Good point! On the novel I’m currently working on, I did a bunch of prework, wrote some sort of synopsis, then the first chapters, then back to the synopsis. (I’m trying to sell on proposal this time!) THEN I went back to Randy’s Snowflake and found his early steps very helpful in getting a workable synopsis–but not from scratch.
Julie Jarnagin says
Great info. I’m going to speak at my local ACFW on plotting this month. I use an extremely detailed outline to plot. This post gives me some great information to share for those writers who are in between plotting and seat of the pants writers. Thanks!
I also love Scrivener. It’s a great tool for writers.
Yay! So glad to be of help.
Everyone who knows me knows that I work with extensive, huge outlines and world building material that often takes me months to create
Only sometimes I don’t.
Right now I have a novel that has a good amount of background material, but only about half of the outline. I know where the story is going. I see the ending. I realized I still wasn’t making some of the connections from the opening to that ending. However, once I started writing it, I could see more of what I wanted. I began pushing the outline a bit farther out.

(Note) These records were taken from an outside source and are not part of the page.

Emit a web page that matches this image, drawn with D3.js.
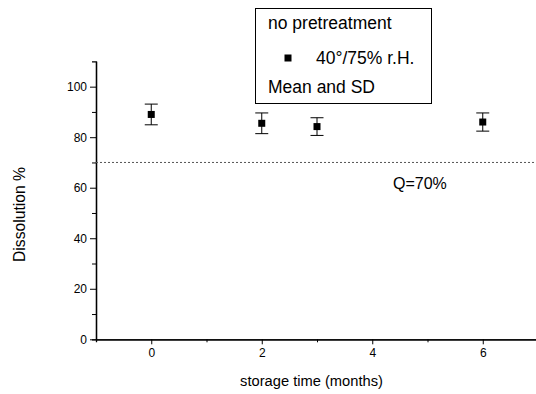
<!DOCTYPE html>
<html><head><meta charset="utf-8">
<script src="https://cdn.jsdelivr.net/npm/d3@7"></script>
<style>body{margin:0;background:#fff}svg{display:block}text{font-family:"Liberation Sans",Arial,sans-serif}</style>
</head><body><svg id="c" width="536" height="394"></svg>
<script>
const months = [0, 2, 3, 6];
const meanValues = [89.0, 85.5, 84.2, 86.0];
const sdValues = [4.1, 4.1, 3.5, 3.6];
const xTickValues = [0, 2, 4, 6];
const yTickValues = [0, 20, 40, 60, 80, 100];
const qLimit = 70;

const svg = d3.select("#c");
const x = d3.scaleLinear().domain([-1, 7]).range([96, 538]);
const y = d3.scaleLinear().domain([0, 110]).range([339.3, 61.4]);

// axes
const xAxis = svg.append("g").attr("transform", `translate(0,${y(0)})`);
xAxis.call(d3.axisBottom(x).tickValues(xTickValues).tickSize(5).tickSizeOuter(0).tickPadding(4));
xAxis.append("g").call(d3.axisBottom(x).tickValues([1,3,5]).tickSize(3).tickFormat(""));
const yAxis = svg.append("g").attr("transform", `translate(${x(-1)},0)`);
yAxis.call(d3.axisLeft(y).tickValues(yTickValues).tickSize(6).tickSizeOuter(0).tickPadding(3));
yAxis.append("g").call(d3.axisLeft(y).tickValues([10,30,50,70,90]).tickSize(4).tickFormat(""));
svg.selectAll(".domain").attr("stroke", "#000").attr("stroke-width", 1.3);
svg.selectAll(".tick line").attr("stroke", "#000");
svg.selectAll(".tick text").attr("font-size", 12).attr("fill", "#000").attr("font-family", "Liberation Sans, Arial, sans-serif");

// Q line
svg.append("line").attr("x1", x(-1)).attr("x2", x(7)).attr("y1", y(qLimit)).attr("y2", y(qLimit))
  .attr("stroke", "#555").attr("stroke-width", 1).attr("stroke-dasharray", "2,2");
svg.append("text").attr("x", 393).attr("y", 189).attr("font-size", 16).text("Q=70%");

// error bars
const g = svg.append("g");
months.forEach((m, i) => {
  const cx = x(m), lo = y(meanValues[i] - sdValues[i]), hi = y(meanValues[i] + sdValues[i]);
  g.append("line").attr("x1", cx).attr("x2", cx).attr("y1", lo).attr("y2", hi).attr("stroke", "#000");
  g.append("line").attr("x1", cx - 6.5).attr("x2", cx + 6.5).attr("y1", lo).attr("y2", lo).attr("stroke", "#000");
  g.append("line").attr("x1", cx - 6.5).attr("x2", cx + 6.5).attr("y1", hi).attr("y2", hi).attr("stroke", "#000");
  g.append("rect").attr("x", cx - 3.5).attr("y", y(meanValues[i]) - 3.5).attr("width", 7).attr("height", 7).attr("fill", "#000");
});

// labels
svg.append("text").attr("x", 311.5).attr("y", 386).attr("text-anchor", "middle").attr("font-size", 14.7).text("storage time (months)");
svg.append("text").attr("transform", "translate(25,214.5) rotate(-90)").attr("text-anchor", "middle").attr("font-size", 15.7).text("Dissolution %");

// legend
svg.append("rect").attr("x", 255.5).attr("y", 8.5).attr("width", 176).attr("height", 95).attr("fill", "#fff").attr("stroke", "#000");
svg.append("text").attr("x", 268).attr("y", 29).attr("font-size", 17.5).text("no pretreatment");
svg.append("rect").attr("x", 288 - 3.5).attr("y", 58 - 3.5).attr("width", 7).attr("height", 7).attr("fill", "#000");
svg.append("text").attr("x", 316).attr("y", 64).attr("font-size", 17.5).text("40°/75% r.H.");
svg.append("text").attr("x", 268).attr("y", 93).attr("font-size", 17.5).text("Mean and SD");
</script></body></html>
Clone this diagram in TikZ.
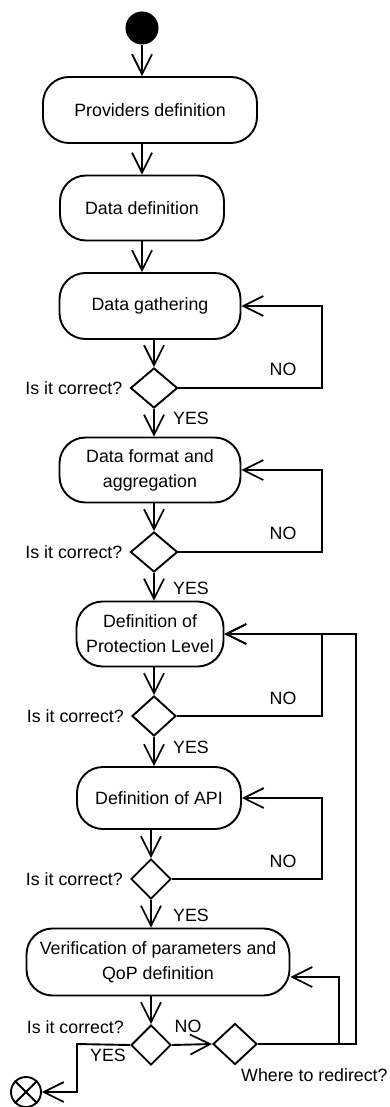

I write all my shorter work without outlines. Occasionally I leap into a novel and write without a net.
Authors need to be open to change. If you only work in one way, you run the risk of never expanding into new areas. Take a chance and try something new now and then!
Very true, Zette! And it certainly takes more than one or two stories to figure out how one’s mind works best. That’s part of the fun of a creative process–it’s all fluid.